Exercise directions: Scan the entries and tally the lines that include the string "chart". Reply with the figure alone.

Input:
* * * * * * * * *

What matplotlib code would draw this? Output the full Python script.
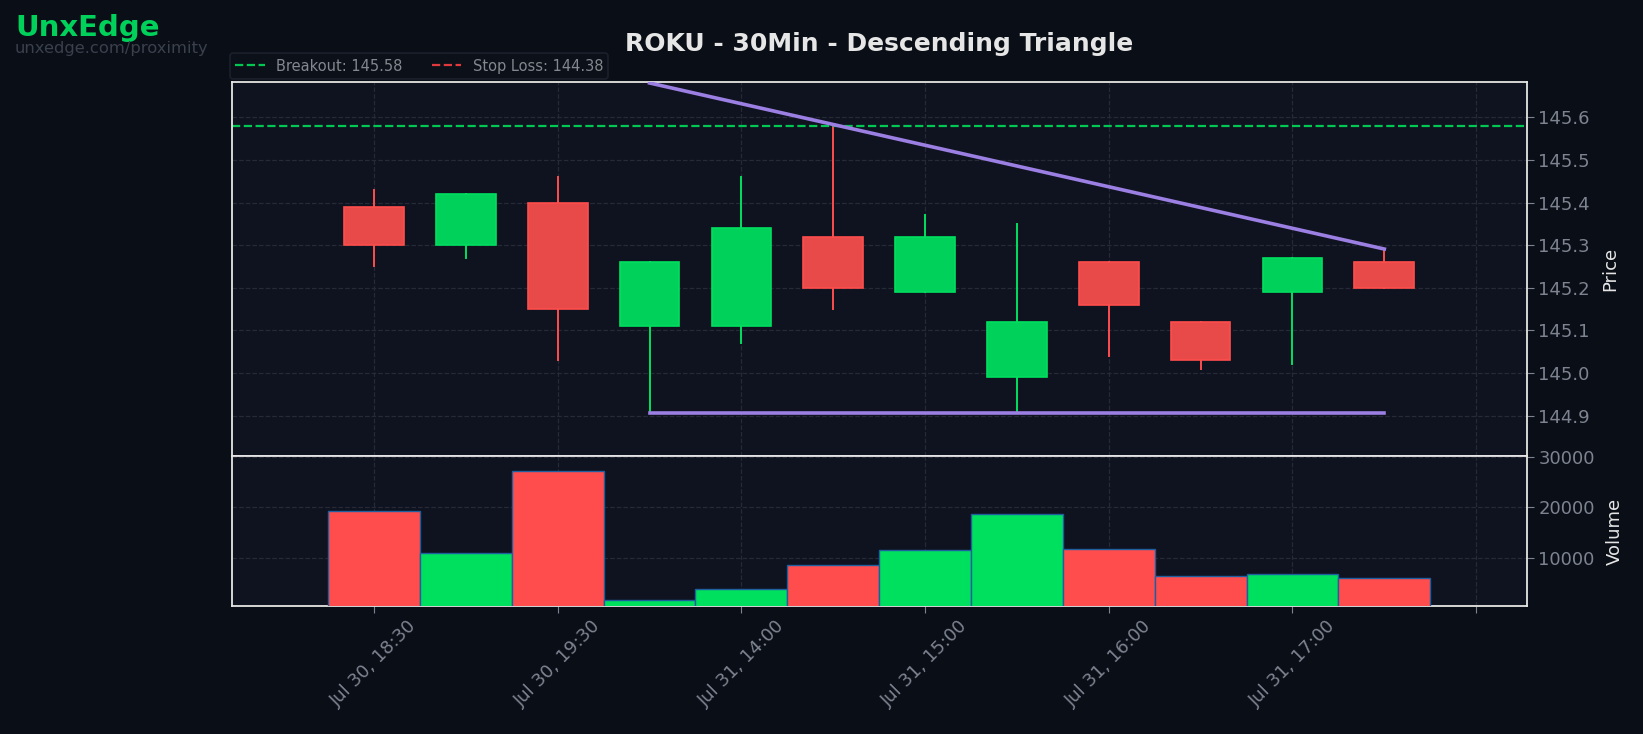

* * * * * * * * *

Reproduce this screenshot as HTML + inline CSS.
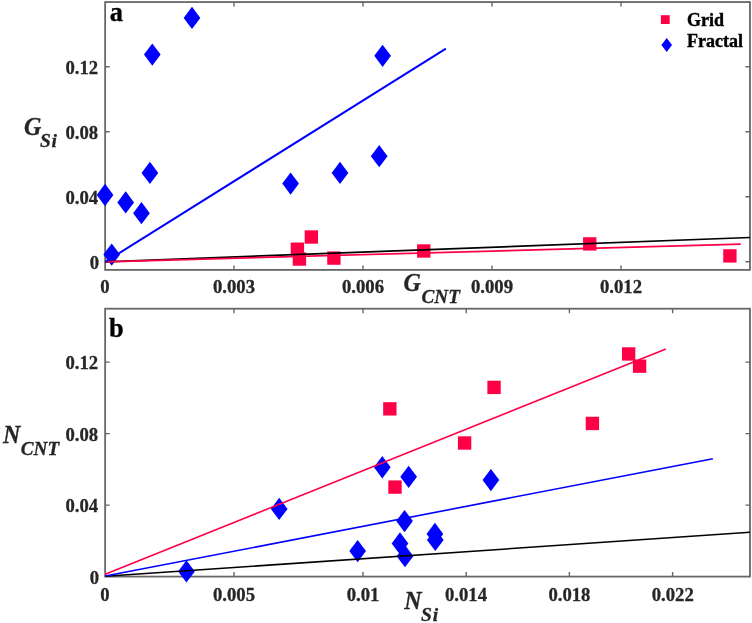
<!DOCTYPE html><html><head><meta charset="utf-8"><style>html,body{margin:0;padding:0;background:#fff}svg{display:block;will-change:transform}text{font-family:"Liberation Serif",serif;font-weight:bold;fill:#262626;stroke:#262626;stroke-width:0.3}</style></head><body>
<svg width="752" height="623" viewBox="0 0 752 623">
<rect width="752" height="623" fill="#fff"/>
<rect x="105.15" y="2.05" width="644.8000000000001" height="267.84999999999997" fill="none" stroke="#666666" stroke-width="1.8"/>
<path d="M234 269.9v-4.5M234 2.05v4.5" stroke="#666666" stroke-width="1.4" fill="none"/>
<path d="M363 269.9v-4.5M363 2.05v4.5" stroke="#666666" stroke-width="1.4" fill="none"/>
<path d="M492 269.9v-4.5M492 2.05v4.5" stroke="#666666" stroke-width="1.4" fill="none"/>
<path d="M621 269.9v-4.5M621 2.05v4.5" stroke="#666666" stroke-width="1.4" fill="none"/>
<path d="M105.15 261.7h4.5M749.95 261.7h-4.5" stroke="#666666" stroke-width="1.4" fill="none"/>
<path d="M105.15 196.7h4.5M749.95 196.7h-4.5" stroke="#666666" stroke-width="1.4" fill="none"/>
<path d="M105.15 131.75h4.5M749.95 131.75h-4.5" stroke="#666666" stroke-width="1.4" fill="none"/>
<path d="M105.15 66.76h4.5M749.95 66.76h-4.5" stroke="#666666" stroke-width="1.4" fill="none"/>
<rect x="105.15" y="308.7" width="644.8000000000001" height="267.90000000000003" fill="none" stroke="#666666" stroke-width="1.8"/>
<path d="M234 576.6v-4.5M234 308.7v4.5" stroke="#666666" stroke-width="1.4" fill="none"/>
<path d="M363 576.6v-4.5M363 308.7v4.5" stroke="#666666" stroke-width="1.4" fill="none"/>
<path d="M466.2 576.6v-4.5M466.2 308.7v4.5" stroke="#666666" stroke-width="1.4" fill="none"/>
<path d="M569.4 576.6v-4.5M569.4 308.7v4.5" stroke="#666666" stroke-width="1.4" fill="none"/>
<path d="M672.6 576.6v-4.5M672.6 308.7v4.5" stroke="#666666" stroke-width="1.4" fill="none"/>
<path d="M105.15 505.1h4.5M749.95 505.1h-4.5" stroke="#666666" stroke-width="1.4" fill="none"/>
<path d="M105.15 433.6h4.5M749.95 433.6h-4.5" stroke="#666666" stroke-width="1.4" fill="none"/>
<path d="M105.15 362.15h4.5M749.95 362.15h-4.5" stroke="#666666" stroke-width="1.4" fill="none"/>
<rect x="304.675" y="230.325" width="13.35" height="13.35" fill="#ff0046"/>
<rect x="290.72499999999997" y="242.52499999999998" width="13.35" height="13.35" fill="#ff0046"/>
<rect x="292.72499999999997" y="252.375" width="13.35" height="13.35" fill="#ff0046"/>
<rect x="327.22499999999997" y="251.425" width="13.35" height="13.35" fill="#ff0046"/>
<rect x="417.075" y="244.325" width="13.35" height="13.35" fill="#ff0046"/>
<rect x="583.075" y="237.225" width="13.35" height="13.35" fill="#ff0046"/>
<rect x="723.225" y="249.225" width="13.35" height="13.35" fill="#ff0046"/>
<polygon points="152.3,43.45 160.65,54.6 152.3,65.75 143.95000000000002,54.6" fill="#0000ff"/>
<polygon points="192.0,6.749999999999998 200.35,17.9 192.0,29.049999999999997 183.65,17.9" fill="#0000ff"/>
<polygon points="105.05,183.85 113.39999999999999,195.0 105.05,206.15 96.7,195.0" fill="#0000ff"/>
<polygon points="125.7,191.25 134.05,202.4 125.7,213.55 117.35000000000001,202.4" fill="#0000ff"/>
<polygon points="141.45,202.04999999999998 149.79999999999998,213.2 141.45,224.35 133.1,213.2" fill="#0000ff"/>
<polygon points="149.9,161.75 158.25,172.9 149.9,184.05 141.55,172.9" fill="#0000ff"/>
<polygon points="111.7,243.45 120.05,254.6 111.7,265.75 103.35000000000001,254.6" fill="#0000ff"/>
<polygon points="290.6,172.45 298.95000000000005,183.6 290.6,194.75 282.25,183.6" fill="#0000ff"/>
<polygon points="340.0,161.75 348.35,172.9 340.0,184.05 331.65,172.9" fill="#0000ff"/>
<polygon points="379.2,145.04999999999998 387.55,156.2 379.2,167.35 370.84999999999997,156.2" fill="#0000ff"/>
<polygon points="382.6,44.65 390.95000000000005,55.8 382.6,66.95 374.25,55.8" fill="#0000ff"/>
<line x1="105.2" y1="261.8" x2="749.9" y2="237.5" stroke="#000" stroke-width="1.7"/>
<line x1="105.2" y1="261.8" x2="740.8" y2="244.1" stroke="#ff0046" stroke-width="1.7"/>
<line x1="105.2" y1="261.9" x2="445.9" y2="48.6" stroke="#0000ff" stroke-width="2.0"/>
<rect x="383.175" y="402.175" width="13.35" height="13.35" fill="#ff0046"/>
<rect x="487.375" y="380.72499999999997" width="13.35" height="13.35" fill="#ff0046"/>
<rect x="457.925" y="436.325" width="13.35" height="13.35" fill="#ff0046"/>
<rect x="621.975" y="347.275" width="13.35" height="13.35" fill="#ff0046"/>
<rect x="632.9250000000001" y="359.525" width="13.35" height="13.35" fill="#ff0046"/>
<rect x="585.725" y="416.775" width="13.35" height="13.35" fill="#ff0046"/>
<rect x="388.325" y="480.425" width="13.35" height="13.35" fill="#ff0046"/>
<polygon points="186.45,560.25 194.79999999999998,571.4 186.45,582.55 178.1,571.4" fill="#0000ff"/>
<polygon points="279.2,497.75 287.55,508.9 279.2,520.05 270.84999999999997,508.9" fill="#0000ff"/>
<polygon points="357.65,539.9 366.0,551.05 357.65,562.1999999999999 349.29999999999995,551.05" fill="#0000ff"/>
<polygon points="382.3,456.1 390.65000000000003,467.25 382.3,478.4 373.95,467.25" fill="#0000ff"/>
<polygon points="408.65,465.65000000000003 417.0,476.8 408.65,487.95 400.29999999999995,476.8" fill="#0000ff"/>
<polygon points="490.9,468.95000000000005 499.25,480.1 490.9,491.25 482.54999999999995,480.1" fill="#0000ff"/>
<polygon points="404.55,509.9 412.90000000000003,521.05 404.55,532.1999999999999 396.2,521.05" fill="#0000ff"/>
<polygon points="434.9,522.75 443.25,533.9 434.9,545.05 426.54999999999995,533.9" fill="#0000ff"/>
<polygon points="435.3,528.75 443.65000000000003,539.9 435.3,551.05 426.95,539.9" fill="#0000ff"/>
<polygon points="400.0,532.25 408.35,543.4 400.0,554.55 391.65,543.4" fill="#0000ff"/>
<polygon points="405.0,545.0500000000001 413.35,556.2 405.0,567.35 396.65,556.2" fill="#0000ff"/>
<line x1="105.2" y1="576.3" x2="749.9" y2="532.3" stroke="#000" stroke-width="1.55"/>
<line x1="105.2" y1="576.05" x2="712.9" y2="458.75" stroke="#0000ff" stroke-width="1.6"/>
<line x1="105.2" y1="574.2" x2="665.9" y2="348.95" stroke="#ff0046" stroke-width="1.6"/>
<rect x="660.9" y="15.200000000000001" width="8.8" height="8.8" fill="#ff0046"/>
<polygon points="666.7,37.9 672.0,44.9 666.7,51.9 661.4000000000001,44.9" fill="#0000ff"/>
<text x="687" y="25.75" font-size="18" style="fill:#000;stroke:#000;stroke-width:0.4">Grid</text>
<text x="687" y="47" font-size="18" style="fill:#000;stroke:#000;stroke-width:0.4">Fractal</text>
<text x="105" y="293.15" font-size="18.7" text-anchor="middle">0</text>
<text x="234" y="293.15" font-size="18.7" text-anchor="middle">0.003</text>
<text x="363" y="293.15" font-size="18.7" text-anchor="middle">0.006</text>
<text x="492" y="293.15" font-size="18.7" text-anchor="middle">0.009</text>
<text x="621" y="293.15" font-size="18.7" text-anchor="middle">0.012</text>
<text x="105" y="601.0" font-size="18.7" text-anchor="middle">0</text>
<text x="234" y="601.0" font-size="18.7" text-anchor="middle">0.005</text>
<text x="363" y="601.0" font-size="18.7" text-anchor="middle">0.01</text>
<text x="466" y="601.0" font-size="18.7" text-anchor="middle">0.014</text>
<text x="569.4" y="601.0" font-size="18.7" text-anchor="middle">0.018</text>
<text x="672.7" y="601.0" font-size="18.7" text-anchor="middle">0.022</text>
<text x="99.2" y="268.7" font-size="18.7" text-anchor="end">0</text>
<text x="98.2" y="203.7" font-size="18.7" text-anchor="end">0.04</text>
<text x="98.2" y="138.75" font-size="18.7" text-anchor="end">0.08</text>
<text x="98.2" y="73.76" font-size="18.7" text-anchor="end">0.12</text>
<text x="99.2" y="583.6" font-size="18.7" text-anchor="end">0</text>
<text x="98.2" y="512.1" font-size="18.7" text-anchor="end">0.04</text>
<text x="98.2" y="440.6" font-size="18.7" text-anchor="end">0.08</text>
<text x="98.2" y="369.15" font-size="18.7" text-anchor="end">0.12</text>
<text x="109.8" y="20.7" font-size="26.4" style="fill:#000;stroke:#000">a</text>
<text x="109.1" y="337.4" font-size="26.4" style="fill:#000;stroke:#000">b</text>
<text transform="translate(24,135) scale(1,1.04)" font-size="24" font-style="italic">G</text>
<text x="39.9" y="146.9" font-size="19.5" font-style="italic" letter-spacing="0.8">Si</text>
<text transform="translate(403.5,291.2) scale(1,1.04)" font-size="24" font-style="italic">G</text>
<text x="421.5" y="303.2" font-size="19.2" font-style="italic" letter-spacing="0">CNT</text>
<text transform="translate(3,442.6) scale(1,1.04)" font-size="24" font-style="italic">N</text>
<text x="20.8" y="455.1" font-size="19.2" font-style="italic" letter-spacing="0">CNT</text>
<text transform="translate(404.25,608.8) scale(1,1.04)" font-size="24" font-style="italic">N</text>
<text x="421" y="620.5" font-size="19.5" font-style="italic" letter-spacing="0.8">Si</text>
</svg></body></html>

* * * * * * * * *

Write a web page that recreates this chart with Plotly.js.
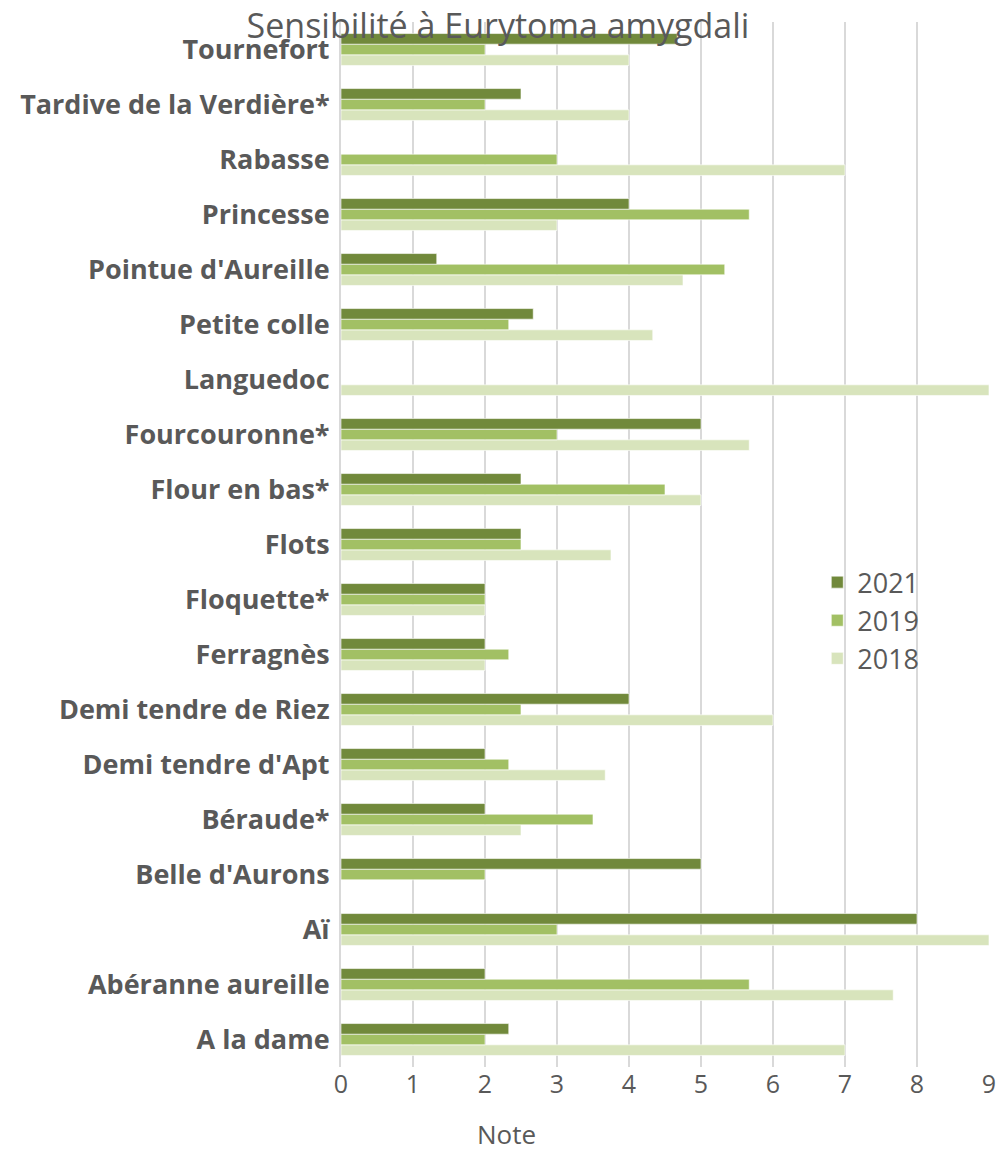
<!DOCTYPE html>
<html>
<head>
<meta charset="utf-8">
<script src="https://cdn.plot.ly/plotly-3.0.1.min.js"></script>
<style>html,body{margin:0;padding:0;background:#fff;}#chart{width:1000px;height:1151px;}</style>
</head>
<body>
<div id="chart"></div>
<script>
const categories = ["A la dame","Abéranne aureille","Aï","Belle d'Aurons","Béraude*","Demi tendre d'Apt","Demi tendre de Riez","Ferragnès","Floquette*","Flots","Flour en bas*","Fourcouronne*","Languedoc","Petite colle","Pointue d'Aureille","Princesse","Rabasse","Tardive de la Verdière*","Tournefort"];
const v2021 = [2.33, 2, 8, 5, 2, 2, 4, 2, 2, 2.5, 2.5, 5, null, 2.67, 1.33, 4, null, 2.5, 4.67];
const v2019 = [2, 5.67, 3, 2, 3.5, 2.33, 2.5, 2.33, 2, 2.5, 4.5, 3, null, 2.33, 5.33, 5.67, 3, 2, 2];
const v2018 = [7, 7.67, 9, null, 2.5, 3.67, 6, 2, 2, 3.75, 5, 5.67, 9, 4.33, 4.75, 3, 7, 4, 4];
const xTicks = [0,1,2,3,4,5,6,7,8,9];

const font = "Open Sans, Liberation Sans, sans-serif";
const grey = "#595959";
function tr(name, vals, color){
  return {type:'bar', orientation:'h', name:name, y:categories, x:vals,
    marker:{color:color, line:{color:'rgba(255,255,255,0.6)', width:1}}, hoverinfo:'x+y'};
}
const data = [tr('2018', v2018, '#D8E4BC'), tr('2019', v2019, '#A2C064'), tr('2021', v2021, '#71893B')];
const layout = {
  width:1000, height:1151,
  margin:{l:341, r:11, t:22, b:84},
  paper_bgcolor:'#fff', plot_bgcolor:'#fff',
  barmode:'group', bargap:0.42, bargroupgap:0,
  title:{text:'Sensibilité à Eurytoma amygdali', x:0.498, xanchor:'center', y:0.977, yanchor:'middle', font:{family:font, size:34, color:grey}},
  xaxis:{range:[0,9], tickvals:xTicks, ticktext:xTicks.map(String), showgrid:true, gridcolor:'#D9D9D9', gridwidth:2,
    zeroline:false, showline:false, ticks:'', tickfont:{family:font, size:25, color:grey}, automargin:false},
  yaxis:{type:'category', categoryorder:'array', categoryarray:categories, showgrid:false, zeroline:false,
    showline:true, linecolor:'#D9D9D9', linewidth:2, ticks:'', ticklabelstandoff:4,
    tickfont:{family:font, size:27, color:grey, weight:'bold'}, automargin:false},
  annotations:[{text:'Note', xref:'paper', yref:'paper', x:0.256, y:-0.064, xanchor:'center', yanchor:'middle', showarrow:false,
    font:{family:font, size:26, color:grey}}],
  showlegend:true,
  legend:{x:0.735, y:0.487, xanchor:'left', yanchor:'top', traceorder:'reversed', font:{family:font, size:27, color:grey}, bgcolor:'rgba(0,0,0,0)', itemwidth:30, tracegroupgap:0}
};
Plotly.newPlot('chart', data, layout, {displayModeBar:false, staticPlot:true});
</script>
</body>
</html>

* * * * * * * * *

Worked answer: 4